Накануне октябрьских праздников пришли конвоиры и отвели меня в канцелярию, где было несколько письменных столов, около которых стояли и сидели чиновники в форме НКВД; там было так тесно, что для меня нашлось свободное место лишь на кожаном диване, где я и уселся в понятном волнении (обычно подследственный либо стоял, либо сидел на краешке стула в углу).
К маленькому столику подле дивана подсел незнакомый лейтенант с бесцветным лицом канцеляриста, загруженного делами. Он скороговоркой задавал вопросы и тут же читал мне вслух мои ответы. Ответ на первый вопрос гласил: «Виновным себя не признаю». Второй вопрос, а тем более заготовленный следователем ответ, были для меня неожиданными: меня спрашивали, не оказывал ли следователь на меня давление; лейтенант тут же записал утвердительный ответ. Более того, таким же деловым тоном он предложил мне формулировку, в которой прямо говорилось о «применении физического воздействия». Я сказал, что можно снять слово «физическое», достаточно указать, что на меня пытались оказать давление, добиваясь признания в несовершенных преступлениях.
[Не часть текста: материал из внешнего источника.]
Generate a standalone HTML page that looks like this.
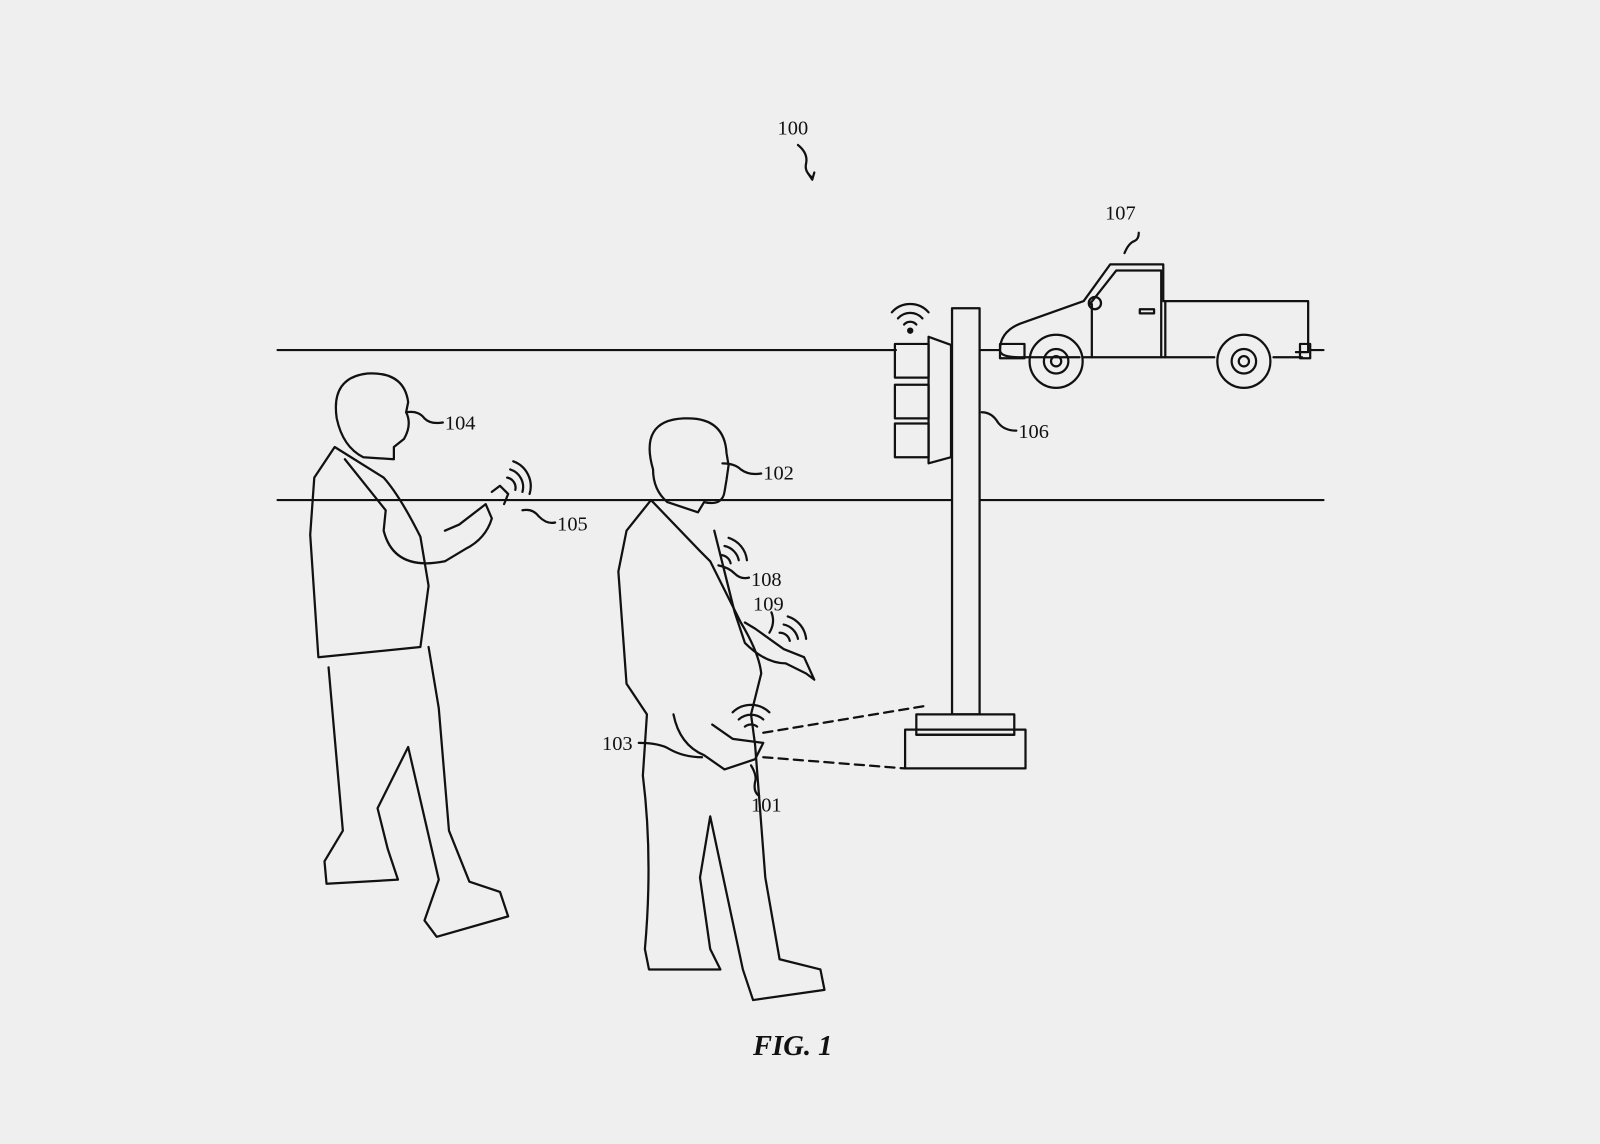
<!DOCTYPE html>
<html><head><style>
html,body{margin:0;padding:0;background:#efefef;}
svg{display:block}
text{font-family:"Liberation Serif",serif;font-size:20px;fill:#111}
</style></head><body>
<svg width="1600" height="1144" viewBox="0 0 1568 1121" xmlns="http://www.w3.org/2000/svg">
<rect width="1568" height="1121" fill="#efefef"/>
<g fill="none" stroke="#111" stroke-width="2.2" stroke-linecap="round" stroke-linejoin="round">
<!-- road lines -->
<line x1="272" y1="343" x2="878" y2="343"/>
<line x1="960" y1="343" x2="980" y2="343"/>
<line x1="1285" y1="343" x2="1297" y2="343"/>
<line x1="272" y1="490" x2="933" y2="490"/>
<line x1="960" y1="490" x2="1297" y2="490"/>
<!-- 100 arrow -->
<path d="M782 142 q10 8 8 18 q-2 8 6 14"/>
<path d="M792 170 l4 6 l2 -7"/>
<!-- pole -->
<rect x="933" y="302" width="27" height="398" fill="#efefef"/>
<path d="M898 700 h96 v20 h-96 z"/>
<path d="M887 715 h118 v38 h-118 z"/>
<line x1="898" y1="720" x2="994" y2="720"/>
<!-- dashed beam -->
<path d="M748 718 L905 692" stroke-dasharray="9 6"/>
<path d="M748 742 L887 753" stroke-dasharray="9 6"/>
<!-- traffic light -->
<path d="M910 330 l22 8 v110 l-22 6 z"/>
<rect x="877" y="337" width="33" height="33"/>
<rect x="877" y="377" width="33" height="33"/>
<rect x="877" y="415" width="33" height="33"/>
<path d="M886 318 a8 8 0 0 1 12 0 M880 312 a16 16 0 0 1 24 0 M874 306 a24 24 0 0 1 36 0"/>
<circle cx="892" cy="324" r="2" fill="#111"/>
<!-- truck -->
<path d="M980 343 q0 -18 20 -26 l62 -22 l26 -36 h52 v36 h142 v50 h-12 M1058 350 h-60 q-18 0 -18 -7"/>
<path d="M1068 298 l26 -33 h44 v85 M1070 298 v52 M1142 296 v54"/>
<line x1="1062" y1="350" x2="1190" y2="350"/>
<line x1="1248" y1="350" x2="1276" y2="350"/>
<circle cx="1073" cy="297" r="6"/>
<rect x="1117" y="303" width="14" height="4"/>
<rect x="980" y="337" width="24" height="14"/>
<rect x="1274" y="337" width="10" height="14"/>
<circle cx="1035" cy="354" r="26"/><circle cx="1035" cy="354" r="12"/><circle cx="1035" cy="354" r="5"/>
<circle cx="1219" cy="354" r="26"/><circle cx="1219" cy="354" r="12"/><circle cx="1219" cy="354" r="5"/>
<path d="M1102 248 q4 -10 10 -12 q4 -2 4 -8"/>
<!-- person 104 -->
<path d="M330 410 q-6 -40 30 -44 q36 -2 40 28 l-2 10 q6 12 -2 26 l-10 8 l0 12 l-30 -2 q-20 -10 -26 -38 z"/>
<path d="M328 438 l-20 30 l-4 56 l8 120 l100 -10 l8 -60 l-8 -48 q-20 -40 -36 -58 z"/>
<path d="M338 450 l40 50 l-2 20 q10 40 60 30 l20 -12 q20 -10 26 -30 l-6 -14 l-26 20 l-14 6"/>
<path d="M322 654 l14 160 l-18 30 l2 22 l70 -4 l-10 -30 l-10 -40 l30 -60 l30 130 l-14 40 l12 16 l70 -20 l-8 -24 l-30 -10 l-20 -50 l-10 -120 l-10 -60"/>
<path d="M482 482 l8 -6 l8 8 l-4 10"/>
<path d="M497 468 a10 10 0 0 1 8 12 M500 460 a18 18 0 0 1 12 22 M503 452 a26 26 0 0 1 16 32"/>
<!-- person 102 -->
<path d="M640 460 q-14 -48 30 -50 q40 -2 42 34 l2 12 l-2 14 l-2 12 q-2 14 -20 10 l-6 10 l-30 -10 q-14 -12 -14 -32 z"/>
<path d="M638 490 l-24 30 l-8 40 l8 110 l20 30 l-4 60 q10 80 2 170 l4 20 l70 0 l-10 -20 l-10 -70 l10 -60 l32 150 l10 30 l70 -10 l-4 -20 l-40 -10 l-14 -80 l-10 -130 l-4 -30 l10 -40 q-2 -20 -20 -50 l-30 -60 l-10 -10 z"/>
<path d="M700 520 l20 80 l10 30 q20 20 40 20 l20 10 l8 6 l-10 -22 l-20 -8 l-28 -20 l-10 -6"/>
<path d="M660 700 q6 30 30 40 l20 14 l30 -10 l8 -16 l-30 -4 l-20 -14"/>
<path d="M706 544 a10 10 0 0 1 10 8 M710 535 a18 18 0 0 1 14 14 M714 527 a26 26 0 0 1 18 22"/>
<path d="M764 620 a10 10 0 0 1 10 8 M768 612 a18 18 0 0 1 14 14 M772 604 a26 26 0 0 1 18 22"/>
<path d="M730 712 a10 10 0 0 1 12 0 M724 705 a18 18 0 0 1 24 0 M718 698 a26 26 0 0 1 36 0"/>
<!-- leaders -->
<path d="M398 404 q12 -2 18 6 q6 6 18 4"/>
<path d="M708 454 q12 0 18 6 q8 6 20 4"/>
<path d="M512 500 q10 -2 16 6 q8 8 16 6"/>
<path d="M962 404 q10 0 16 10 q6 8 18 8"/>
<path d="M704 554 q10 2 16 8 q6 6 14 4"/>
<path d="M756 600 q4 10 -2 20"/>
<path d="M626 728 q20 0 30 6 q14 8 32 8"/>
<path d="M736 750 q6 10 4 16 q-2 10 4 14"/>
</g>
<text x="762" y="132">100</text>
<text x="1083" y="215">107</text>
<text x="436" y="421">104</text>
<text x="998" y="429">106</text>
<text x="748" y="470">102</text>
<text x="546" y="520">105</text>
<text x="736" y="574">108</text>
<text x="738" y="598">109</text>
<text x="590" y="735">103</text>
<text x="736" y="795">101</text>
<text x="738" y="1034" style="font-size:28px;font-weight:bold;font-style:italic">FIG. 1</text>
</svg>
</body></html>
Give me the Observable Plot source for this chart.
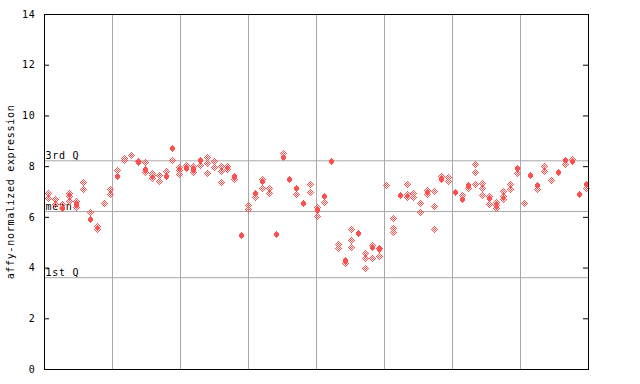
<!DOCTYPE html>
<html><head><meta charset="utf-8">
<script src="https://cdn.jsdelivr.net/npm/d3@7"></script>
<script src="https://cdn.jsdelivr.net/npm/@observablehq/plot@0.6"></script>
<style>body{margin:0;background:#fff}</style></head>
<body><div id="chart"></div>
<script>
// checkered (hollow) markers per sample column
const hatchValues = [
  [6.98, 6.8], [6.73, 6.53], [6.53], [7.0, 6.85, 6.68], [6.66, 6.43], [7.4, 7.13], [6.23], [5.69, 5.56], [6.57], [7.13, 6.93],
  [7.89], [8.37, 8.27], [8.48], [8.24], [8.19, 7.82], [7.78, 7.68, 7.56], [7.68, 7.47], [7.85], [8.28], [8.0, 7.87, 7.71],
  [8.08], [8.05, 7.8], [8.08], [8.4, 8.15, 7.76], [8.23, 8.0], [8.04, 7.85, 7.4], [8.06, 7.93], [7.52], [], [6.51, 6.34],
  [6.82], [7.55, 7.17], [7.19, 6.97], [], [8.57], [], [6.93], [], [7.32, 7.02], [6.43, 6.07],
  [6.64], [], [4.96, 4.8], [4.23], [5.55, 5.11, 4.86], [], [4.6, 4.43, 4.01], [4.92, 4.4], [4.82, 4.48], [7.28],
  [5.98, 5.59, 5.44], [], [7.32, 6.95, 6.82], [6.99, 6.83], [6.6, 6.23], [7.09, 6.93], [7.06, 6.47, 5.55], [7.66], [7.61, 7.45], [],
  [6.89], [7.19], [8.11, 7.79, 7.32], [7.39, 7.17, 6.89], [6.85, 6.53], [6.64, 6.51, 6.4], [7.06, 6.86, 6.73], [7.32, 7.15], [7.78], [6.59],
  [], [7.13], [8.04, 7.85], [7.48], [], [8.14], [8.33], [], [7.19]
];
// filled markers per sample column
const solidValues = [
  [], [], [6.4], [], [6.55], [], [5.97], [], [], [],
  [7.64], [], [], [8.19], [7.91], [], [], [7.66], [8.74], [],
  [7.95], [7.93], [8.29], [], [], [], [], [7.66], [5.31], [],
  [6.97], [7.45], [], [5.35], [8.41], [7.53], [7.19], [6.6], [], [6.3],
  [6.86], [8.24], [], [4.33], [], [5.42], [], [4.85], [4.76], [],
  [], [6.9], [], [], [], [7.03], [], [7.52], [], [7.02],
  [6.73], [7.31], [], [], [6.77], [], [], [], [7.98], [],
  [7.69], [7.31], [], [], [7.82], [8.27], [8.26], [6.95], [7.32]
];
const quartileLabels = ["1st Q", "mean", "3rd Q"];
const quartileValues = [3.62, 6.23, 8.23];
const yTicks = [0, 2, 4, 6, 8, 10, 12, 14];
const groupCount = 8;
const yAxisLabel = "affy-normalized expression";

const red = "#ff5050";
const grid = "#a8a8a8";
const N = hatchValues.length;
const hatch = hatchValues.flatMap((vs, i) => vs.map(v => ({i, v})));
const solid = solidValues.flatMap((vs, i) => vs.map(v => ({i, v})));
const dividers = d3.range(1, groupCount).map(k => k * N / groupCount);

// pixel-checkered diamond (7x7) and solid pixel diamond (5x7)
const checkerDiamond = {draw(c) {
  for (let dy = -3; dy <= 3; dy++) for (let dx = -3; dx <= 3; dx++)
    if (Math.abs(dx) + Math.abs(dy) <= 3 && (dx + dy + 8) % 2 === 1) c.rect(dx, dy, 1, 1);
}};
const solidDiamond = {draw(c) {
  const rows = [[0, 0], [-1, 1], [-2, 2], [-2, 2], [-2, 2], [-1, 1], [0, 0]];
  rows.forEach(([a, b], k) => c.rect(a, k - 3, b - a + 1, 1));
}};

const svg = Plot.plot({
  width: 640, height: 384,
  marginLeft: 44, marginRight: 52, marginTop: 14, marginBottom: 15,
  style: {fontFamily: "'DejaVu Sans Mono', monospace", fontSize: "10px", color: "black", background: "white"},
  x: {domain: [0, N], axis: null},
  y: {domain: [0, 14], axis: null},
  marks: [
    Plot.ruleX(dividers, {stroke: grid, strokeWidth: 1}),
    Plot.ruleY(quartileValues, {stroke: grid, strokeWidth: 1}),
    Plot.text(quartileLabels, {y: (d, i) => quartileValues[i], text: d => d, frameAnchor: "left", textAnchor: "start", dx: 1, dy: -5, fill: "black"}),
    Plot.dot(hatch, {x: d => d.i + 0.5, y: "v", symbol: checkerDiamond, fill: red, stroke: null, className: "pix"}),
    Plot.dot(solid, {x: d => d.i + 0.5, y: "v", symbol: solidDiamond, fill: red, stroke: null, className: "pix"}),
    Plot.tickY(yTicks, {y: d => d, insetRight: 539, stroke: "black"}),
    Plot.tickY(yTicks, {y: d => d, insetLeft: 539, stroke: "black"}),
    Plot.axisY(yTicks, {anchor: "left", tickSize: 0, tickPadding: 9, label: null, fill: "black"}),
    Plot.text([yAxisLabel], {frameAnchor: "left", textAnchor: "middle", rotate: -90, dx: -34, text: d => d, fill: "black"}),
    Plot.frame({stroke: "black"})
  ]
});
// snap marker positions (computed by the scales) to whole pixels
d3.select(svg).selectAll(".pix path").each(function() {
  const t = this.getAttribute("transform");
  if (t) this.setAttribute("transform", t.replace(/-?\d+(\.\d+)?/g, s => Math.round(+s)));
  this.setAttribute("shape-rendering", "crispEdges");
});
d3.select(svg).selectAll("text").attr("letter-spacing", "0.7px");
document.getElementById("chart").appendChild(svg);
</script>
</body></html>
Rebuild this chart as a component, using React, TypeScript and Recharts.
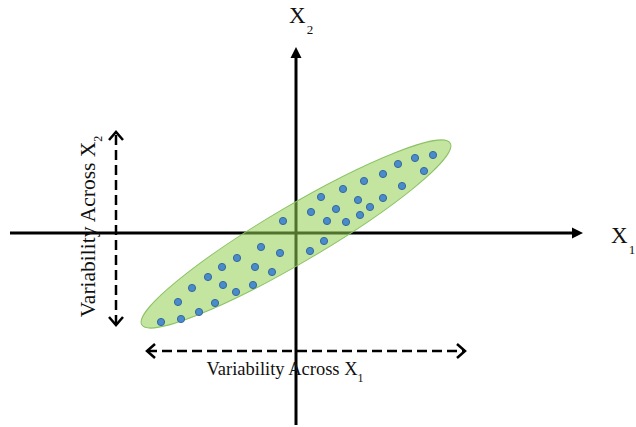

Казалось бы, странное, даже недостойное поведение: мне дают возможность обжаловать применение пыток, а я сам выбираю туманный оборот речи! Конечно, сказалось то, что я был терроризирован, но все же я исходил из тревожных соображений: меня могли провоцировать (а это бывало); жалуясь на «физическое воздействие», я мог навлечь на себя более жестокие пытки, если не самое худшее. Ведь я понимал, что в аппарате никто не станет раскрывать секреты следственных методов. Да к тому же «физическое воздействие» ко мне применяли нарком Берия и начальник особой следственной части НКВД СССР Кобулов. Впрочем, и независимо от высокого ранга палачей чиновник, составлявший протокол, вовсе не собирался выяснять, как случилось, что были применены «незаконные методы» следствия — пытки. Наоборот, он должен был записать в протоколе, что ко мне применялись усиленные методы воздействия, узаконенные Сталиным. Таким образом как бы фиксировалось, что руководители следствия по моему делу ничего не упустили, постарались на славу.